The violence and repression of the Spanish Civil War influenced the outcome of the first democratic elections in 1977

A study carried out by Toni Rodon, a professor at the UPF Department of Political and Social Sciences, argues that the effect of repression travels over time when violent actions are perpetrated by clearly identifiable antagonistic actors. The study, which uses a dataset that captures the intensity and type of violence on both sides, concludes that the repression of the Franco dictatorship during and just after the conflict influenced electoral support for the left.

07.02.2023

Imatge inicial

Does violence during a civil war and its aftermath leave a mark on political behaviour in the long term? Under what conditions and in what direction does violence during a civil conflict, by a particular side, subsequently affect how people vote and political participation?

These are some of the questions that research carried out by Toni Rodon, a professor at the UPF Department of Political and Social Sciences, seeks to answer using Catalonia as a case study.

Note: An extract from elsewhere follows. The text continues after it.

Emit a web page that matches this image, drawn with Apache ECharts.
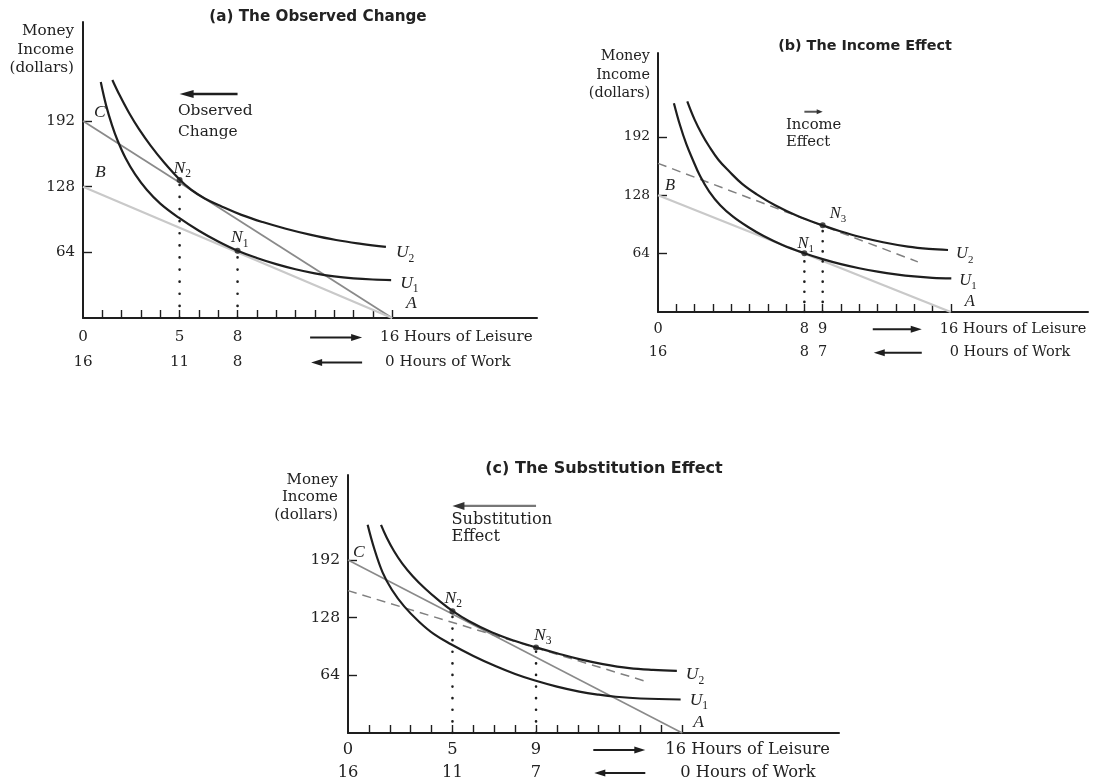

The paper focuses on analysing whether the violence perpetrated by the left and the repression imposed by the right during and just after the Spanish Civil War influenced the outcome of and participation in the elections of 1977, the first legislative elections after a dictatorship of more than 40 years.

“Violence turns voters against the side that committed it, and more intense violence on one side or another tilts electoral behaviour against the more violent perpetrator”

In his research, published last December in the journal Conflict Management and Peace Science, Toni Rodon concludes that the effect of repression travels over in time when actions are perpetrated by clearly identifiable antagonistic actors. He determines that “violence turns voters against the side that committed it, and more intense violence on one side or another tilts electoral behaviour against the more violent perpetrator”.

However, the result of this “contrast of violence” shows that the repression perpetrated by the Franco dictatorship during and after the conflict had a positive and significant effect on left-wing support. “Despite the potentially paralysing effect of repression, people affected by repressive events react when a window of opportunity arises, such as the first democratic elections after four decades”, Toni Rodon asserts.

The author’s analysis establishes that while left-wing violence is associated with less support for the political forces representing this side in the 1977 elections, this is largely offset by the notorious effect that the repression perpetrated by the dictatorship has on support for left-wing political forces.

“Red” violence and “blue” repression

Toni Rodon uses a set of data (including an original list of victims that includes a complete census of the repressive actions by the dictatorship) that reflect the intensity and type of violence that occurred in Catalonia. The research design breaks down a large number of repressive actions perpetrated by the left (‘red’ violence) and the Franco dictatorship (‘blue’ repression), such as religious violence, the number of executions, sanctions imposed on teachers, and proximity to mass graves, which are used as indicators.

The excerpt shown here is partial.